As Rod Boothby points out, there are a lot of definitions flying around for similar things when it comes to Web 2.0 and the Enterprise. This week I spoke on a panel at Enterprise 2006, an invitation-only no-blogging enterprise software event that I highly recommend for the mix and setting of CIOs and potential partners. You may recall that I follow Andrew McAfee's original definition of Enterprise 2.0 as freeform social software adapted for organizations. MR Rangaswami (who hosted the Enterprise 2006) broadened the definition to include modern technology, development and delivery:
While this is a helpful framework for looking at the disruptive changes across the industry, it dilutes what is really new, and possible. I'm with Rod that the original definition's emphasis on freeform, emergence and implied decentralization. Not because it changes the enterprise software industry -- but because it has the potential to change enterprises.
This came to a head on the panel, moderated by Ken Berrymanof McKinsey with panelists Brett Caine of Citrix Online, Josh Pickus of SupportSoft, Mark Symonds of Plexus Online and myself. All three were great companies exemplary of modern business models such as SaaS.

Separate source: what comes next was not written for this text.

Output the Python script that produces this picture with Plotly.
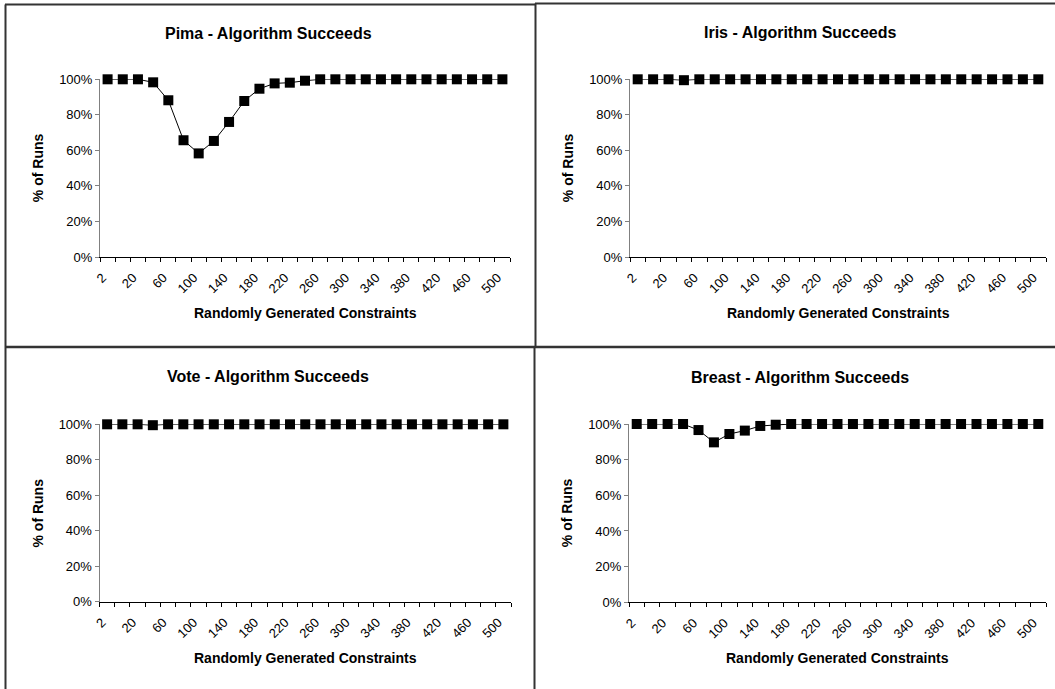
import plotly.graph_objects as go

W, H = 1055, 689

constraints = [2, 10, 20, 40, 60, 80, 100, 120, 140, 160, 180, 200, 220, 240, 260, 280,
               300, 320, 340, 360, 380, 400, 420, 440, 460, 480, 500]

pima = [1.00, 1.00, 1.00, 0.983, 0.882, 0.657, 0.583, 0.653, 0.76, 0.878, 0.947, 0.977,
        0.981, 0.992, 1.00, 1.00, 1.00, 1.00, 1.00, 1.00, 1.00, 1.00, 1.00, 1.00, 1.00, 1.00, 1.00]
iris = [1.00, 1.00, 1.00, 0.995, 1.00, 1.00, 1.00, 1.00, 1.00, 1.00, 1.00, 1.00, 1.00, 1.00,
        1.00, 1.00, 1.00, 1.00, 1.00, 1.00, 1.00, 1.00, 1.00, 1.00, 1.00, 1.00, 1.00]
vote = [1.00, 1.00, 1.00, 0.995, 1.00, 1.00, 1.00, 1.00, 1.00, 1.00, 1.00, 1.00, 1.00, 1.00,
        1.00, 1.00, 1.00, 1.00, 1.00, 1.00, 1.00, 1.00, 1.00, 1.00, 1.00, 1.00, 1.00]
breast = [1.00, 1.00, 1.00, 1.00, 0.966, 0.897, 0.944, 0.963, 0.989, 0.996, 1.00, 1.00, 1.00,
          1.00, 1.00, 1.00, 1.00, 1.00, 1.00, 1.00, 1.00, 1.00, 1.00, 1.00, 1.00, 1.00, 1.00]

titles = ["Pima - Algorithm Succeeds", "Iris - Algorithm Succeeds",
          "Vote - Algorithm Succeeds", "Breast - Algorithm Succeeds"]
series = [pima, iris, vote, breast]

# plot-area pixel boxes (x0, x1, ytop, ybottom)
boxes = [(100, 510, 79.3, 257), (630, 1046, 79.3, 257),
         (99.5, 511, 424.3, 601.7), (629, 1046, 424, 602.3)]
# chart title centres (x, y) in pixels
title_pos = [(268, 33.3), (800, 32.8), (268, 376.7), (800, 377)]

FONT = "Liberation Sans, Arial, sans-serif"
cats = [str(c) for c in constraints]
ticktext = [c if i % 2 == 0 else "" for i, c in enumerate(cats)]

fig = go.Figure()
layout = dict(width=W, height=H, autosize=False, margin=dict(l=0, r=0, t=0, b=0, pad=0),
              paper_bgcolor="white", plot_bgcolor="white", showlegend=False,
              font=dict(family=FONT, color="black"))
annotations = []
for i, (vals, title, box, tp) in enumerate(zip(series, titles, boxes, title_pos)):
    n = "" if i == 0 else str(i + 1)
    x0, x1, yt, yb = box
    fig.add_trace(go.Scatter(
        x=cats, y=vals, mode="lines+markers", xaxis="x" + n, yaxis="y" + n,
        line=dict(color="black", width=1),
        marker=dict(symbol="square", size=10, color="black"),
        cliponaxis=False))
    layout["xaxis" + n] = dict(
        domain=[x0 / W, x1 / W], anchor="y" + n, type="category", automargin=False,
        range=[-0.5, len(cats) - 0.5], tickmode="array", tickvals=cats, ticktext=ticktext,
        tickson="boundaries", ticks="outside", ticklen=4, tickcolor="black",
        showline=True, linecolor="black", linewidth=1, showgrid=False, zeroline=False,
        tickangle=-45, ticklabelshift=-5, ticklabelstandoff=7,
        tickfont=dict(size=13, family=FONT, color="black"))
    layout["yaxis" + n] = dict(
        domain=[1 - yb / H, 1 - yt / H], anchor="x" + n, range=[0, 1], automargin=False,
        tickvals=[0, 0.2, 0.4, 0.6, 0.8, 1.0], tickformat=".0%",
        ticks="outside", ticklen=4, tickcolor="#808080",
        showline=True, linecolor="#808080", linewidth=1, showgrid=False, zeroline=False,
        tickfont=dict(size=13, family=FONT, color="black"))
    annotations.append(dict(text="<b>" + title + "</b>", x=tp[0] / W, y=1 - tp[1] / H,
                            xref="paper", yref="paper", showarrow=False,
                            font=dict(size=16, family=FONT),
                            xanchor="center", yanchor="middle"))
    annotations.append(dict(text="<b>Randomly Generated Constraints</b>",
                            x=(x0 + x1) / 2 / W, y=1 - (yb + 56) / H,
                            xref="paper", yref="paper", showarrow=False,
                            font=dict(size=14, family=FONT), xanchor="center", yanchor="middle"))
    annotations.append(dict(text="<b>% of Runs</b>", x=(x0 - 62) / W, y=1 - ((yt + yb) / 2) / H,
                            xref="paper", yref="paper", showarrow=False, textangle=-90,
                            font=dict(size=14, family=FONT), xanchor="center", yanchor="middle"))

layout["annotations"] = annotations

line_col = "#333333"
def seg(xa, ya, xb, yb_, w=2):
    return dict(type="line", xref="paper", yref="paper", x0=xa / W, y0=1 - ya / H,
                x1=xb / W, y1=1 - yb_ / H, line=dict(color=line_col, width=w))

layout["shapes"] = [
    seg(5.5, 4.5, 5.5, 689),
    seg(5, 4.5, 535.5, 4.5),
    seg(535.5, 3.5, 535.5, 347),
    seg(535, 3.5, 1055, 3.5),
    seg(5, 347, 1055, 347, 2.5),
    seg(534.5, 347, 534.5, 689),
]
fig.update_layout(**layout)
fig.write_html("out.html", config={"displayModeBar": False},
               post_script="document.body.style.margin='0';document.body.style.overflow='hidden';")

But the bigger problem is while Enterprise 2.0 can serve as an apt descriptor, from a naming standpoint it broadens the divide between vendor and customer. Vendors like version numbers. Customers don't because they have been abused for so long:
- forced payment for upgrades
- forced upgrades that don't provide an improvement for business users
- consequently, an upgrade in the enterprise is seen as a degredation in service availability, especially where IT is outsourced and under an SLA
I bring all this up in part because it will come up again at MIT-Stanford VLab event on Enterprise 2.0 next week where I am speaking alongside SugarCRM and Visible Path.
While I look forward definitions of Office 2.0 to come out of the conference of the same name, I don't think it will face the same issue. To me, Office 2.0 is modern web tools designed for the scale of a small to mid-sized businesses (SMB/SME). At this scale, the business model and product -- and the potential for emergence is reduced.
What they have in common is designing tools for users first, buyers second. In some cases, these users are developers. But this is a big shift in strategy for a software vendor that is increasingly a competitive necessity.